Grant number: 05/04667-3
Support type:Scholarships in Brazil - Scientific Initiation
Effective date (Start): March 01, 2006
Effective date (End): December 31, 2006
Field of knowledge:Physical Sciences and Mathematics - Chemistry - Physical-Chemistry
Principal Investigator:Hamilton Brandão Varela de Albuquerque
Grantee:Raphael Nagao de Sousa
Home Institution: Instituto de Química de São Carlos (IQSC). Universidade de São Paulo (USP). São Carlos , SP, Brazil

Abstract

Considering its relevance as a model system in electrocatalysis, the formic acid electrooxidation reaction on platinum has been extensively studied.

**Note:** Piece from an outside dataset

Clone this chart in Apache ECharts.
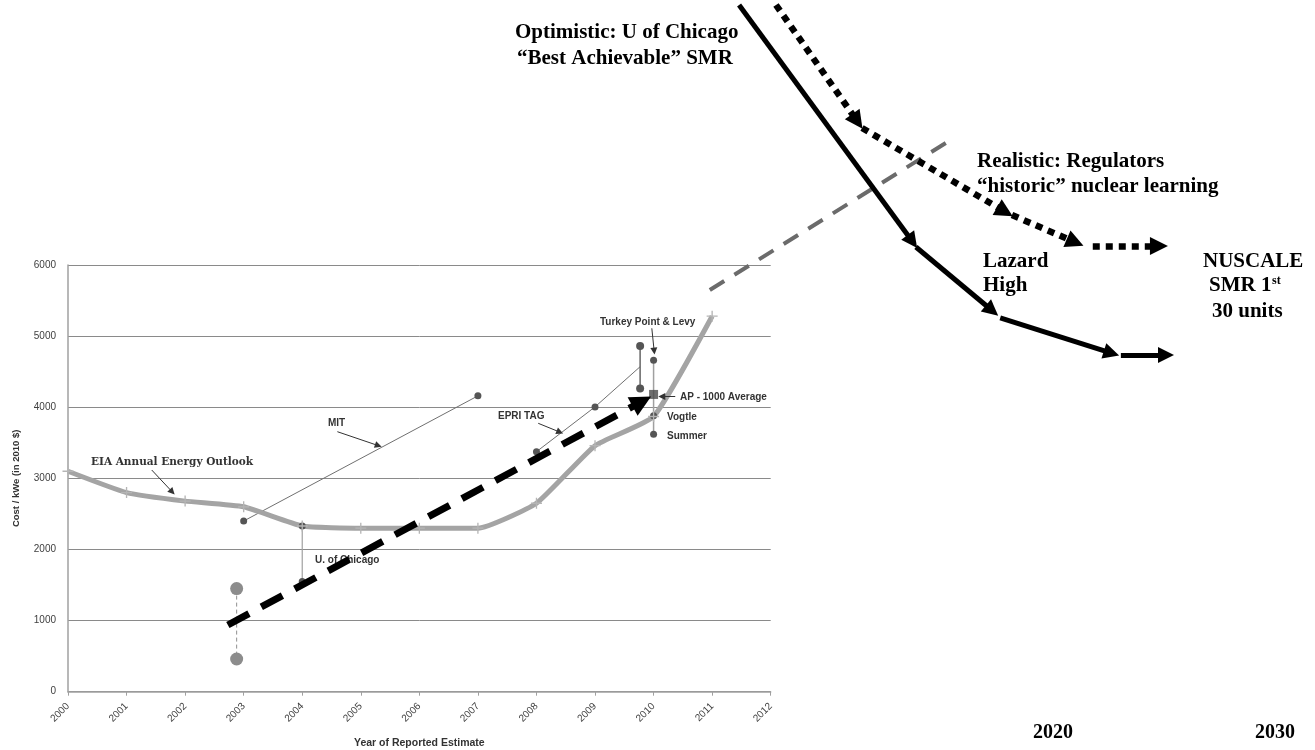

Besides the available literature concerning the temporal self-organization, it has been recently reported the existence of complex dynamics when the system is perturbed by the presence of small amounts of anions different from those already present in the supporting electrolyte. It was demonstrated that the impact of the presence of such anions is far more complex than just to block surface sites as generally believed; on the other hand, from the dynamic point of view, very rich oscillatory sequences has been found. However, it has to be stressed that all experiments in the oscillatory regime were carried out under galvanostatic control. Given the importance of the potentiostatic operation mode on the spatiotemporal dynamics, the goal of the present project is to study the temporal self-organization processes in the formic acid electrooxidation reaction on platinum in the presence of different anions added to the supporting electrolyte. The experiments will be performed in sulphuric and perchloric acid aqueous solutions perturbed by the presence of tetrafluoroborate, hexafluorophosphate, and trifluoromethanesulphonate anions. The key aspects of the system’s dynamics will be investigated by means of usual electrochemical techniques and also in terms of gravimetric studies with the electrochemical quartz crystal nanobalance. The experimental strategy is focused on the identification of parameter regions where stable current oscillations are observed, including the mechanistic analysis of the underlying aspects. (AU)